戦時中に導入された、「生産性・効率性重視」の価値観と人的資源を節約するための「機械化」はアメリカを勝利に導いた。結果、その価値観と機械化はさらに勢いを増してアメリカを支配した。

機械を設計する「技術者」、機械や工場を管理する「管理者」には、高い地位が与えられたが、そうなれなかった人々の仕事は奪われた。エリート以外の市民は、平和な軍隊に入るか、道路補修工事の作業員(単調な作業の繰り返し)をするかのどちらかの道しかない。

エリートになるためには、決められた試験に合格し、IQが高いことなどを証明しなければならない。
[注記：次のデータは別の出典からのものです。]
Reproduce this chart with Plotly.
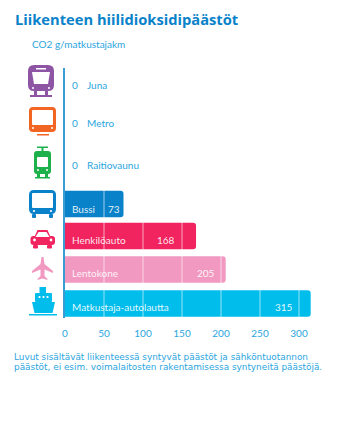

試験の結果は「カード」に記録され、機械によって自動的に処理される。試験に合格すれば、立派な職業が与えられるが、落ちれば一生落ちこぼれのまま。

機械によって計画的に大量に生産された商品は、エリート以外も豊かにしたが、多くの市民は情熱をかけて取り組む仕事を失い、機械に対する恨みを募らせていた。

感想

AIが世の中を賑わせている今、ちょうど読めてよかったと思う。とても面白かった。

機械と人間の関わり方について(世界観)

機械との関わり方によって世界が二分される。使う側はさらに発展し、奪われる側は生きがいを失う。

機械を作っていた技術者が、自分の仕事を代替する機械を生み出してしまって無職になったシーンが面白かった。科学の発展は止まらない。
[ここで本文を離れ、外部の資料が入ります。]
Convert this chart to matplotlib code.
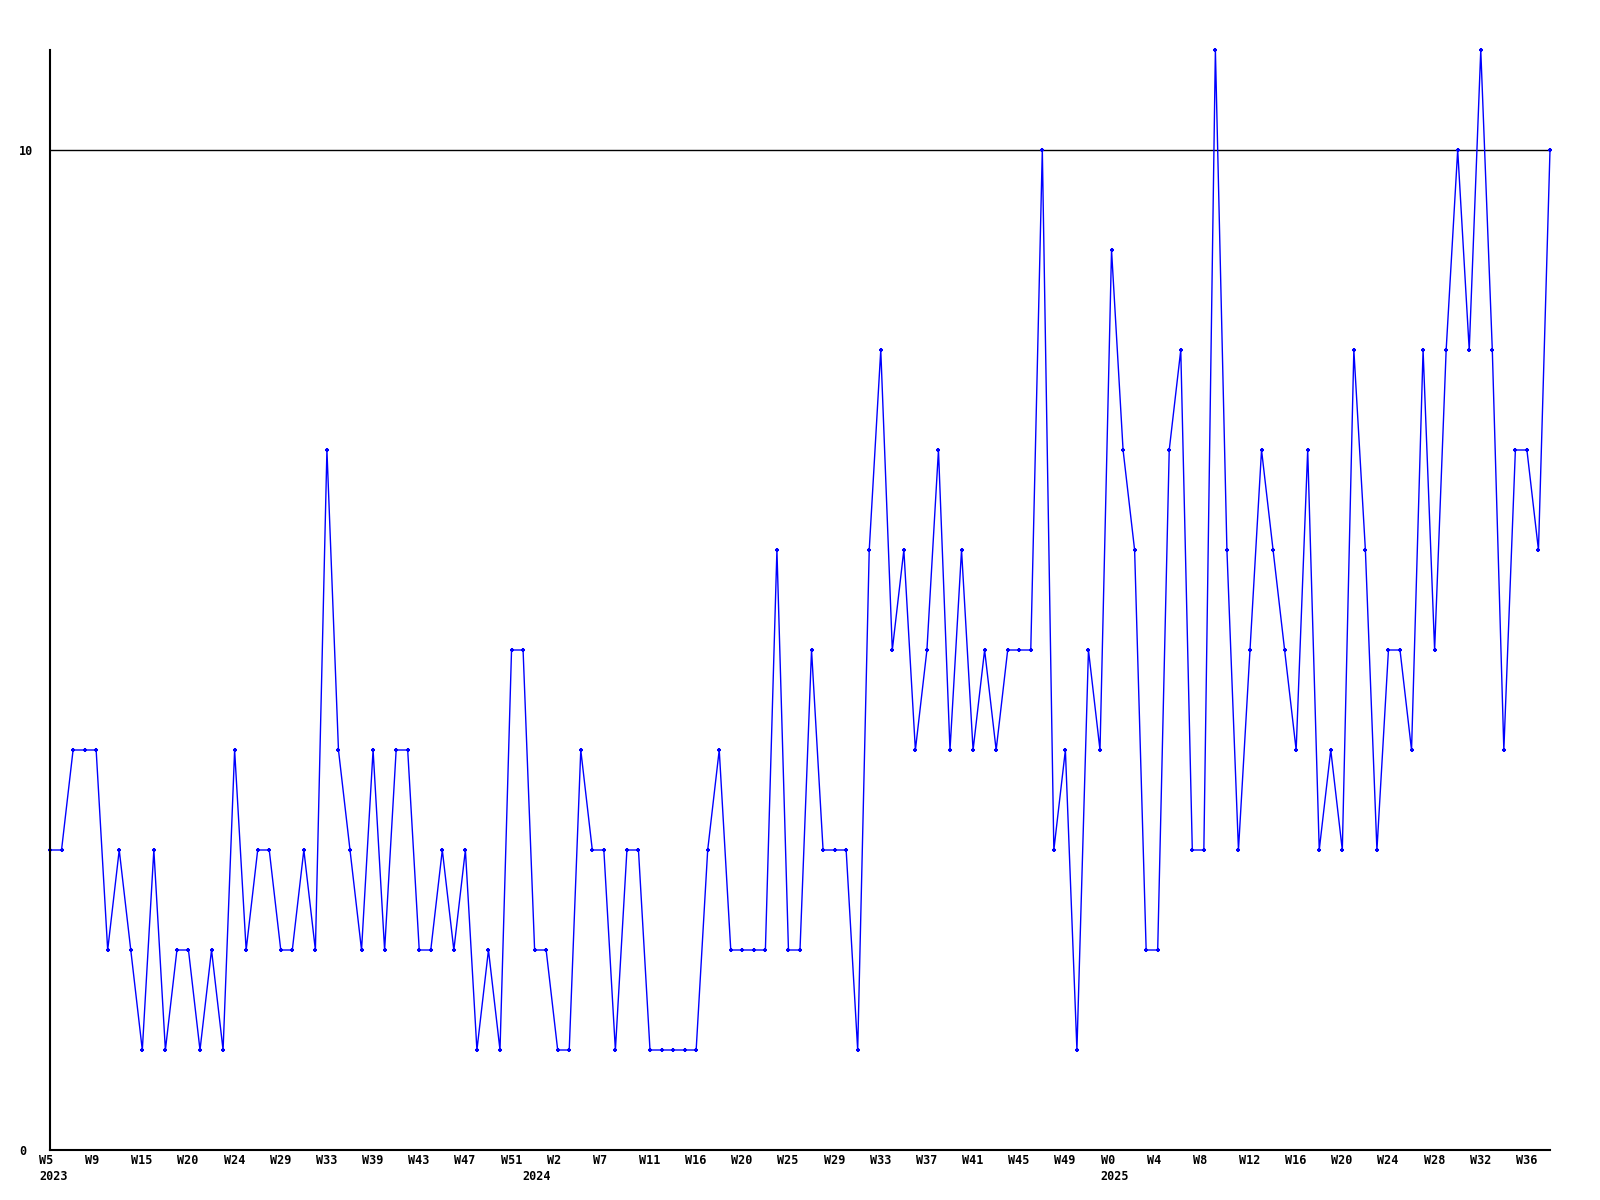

機械は便利だが、人間の幸福について理解しなければ、人間の幸せのために機械を使うことはできない。

プレイヤー・ピアノにおける機械は、今のAIと似ている。

今、AIを積極的に使ってみる人と、そうしない人がいると思う。もういろんなサービスにAIが導入されているから、使っている人が多いのかもしれない。

使ってやりたいことがある人と、興味はあるけど何をしたら良いのかわからない人がいる。「AIを使って〇〇をしたい」の〇〇があることは当たり前ではない。それが難しいな、と思っている。
UIデザイナーの仕事だと、AIを使って効率化できる部分があるので便利だけど、職業によってはAIを使いにくいこともありそう。
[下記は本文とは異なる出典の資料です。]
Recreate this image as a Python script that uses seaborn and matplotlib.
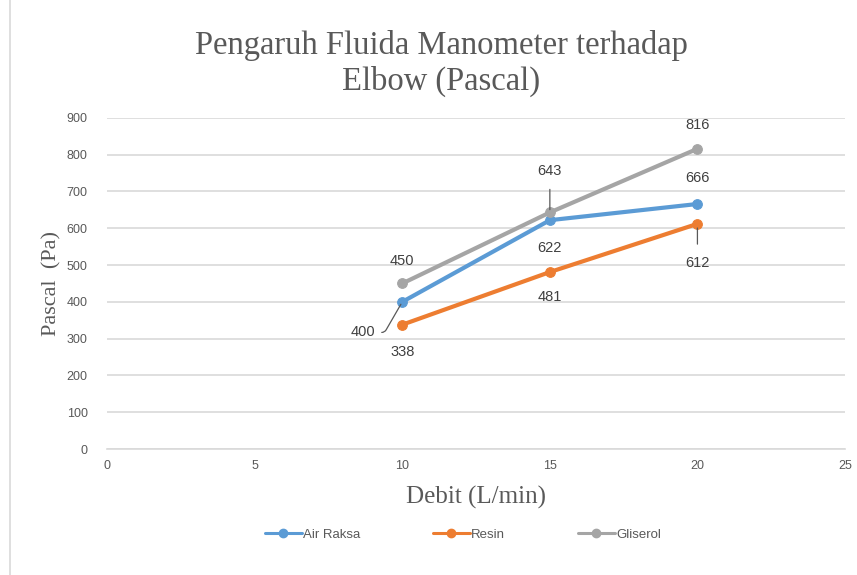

AIを使うことではなく、AIを使ってなにをしたいのかということが重要(だと思った)。

人間の仕事と情熱について(仕事)

スタンダール『恋愛論』を読んだり、羽生結弦のアイスショーを見たりして、最近、私の中で「情熱」が一つのキーワードになっている。

人は、仕事に情熱を傾けることができる。仕事は、人が世界と関わっていくための手段の1つ。情熱を傾けることができるのは、誰か他の人の役に立てるからかもしれないし、世界に関わることで、より一層自分のことがわかるようになるからかもしれない。

私にとって仕事は、私の人生に意味を与えてくれるものだった。しかし、社会人4年目になって、必ずしも意味を与えてくれるわけではないことに気づいた。やりがいを感じているときはよいが、自分のやったことを否定されたり、自分がやっていることの意味を感じられなくなると、落ち込む。

登場人物たちのリアルな性格について(人間)

登場人物たちがたくさん出てくるが、その一人一人が個性的で、リアルで、とても面白かった。性格診断オタク的には、MBTIとかエニアグラムとかをなんとなく想像できて興味深かった。

「あー、こういう人いるよね!わかるわかる!」という感じ。それぞれの人物が違和感なく絡まり合って、一つの物語を形作っていくので、とても読みやすいし面白かった。

特に、主人公であるポールが、かなり優柔不断なところが良い。信念をもって突き進むタイプではなく、社会に対しても自分に対しても懐疑的な気持ちを持ち続けながら、周りに流されていく。(MBTIだと、JではなくP)自分と似ているから、共感できたのかもしれない。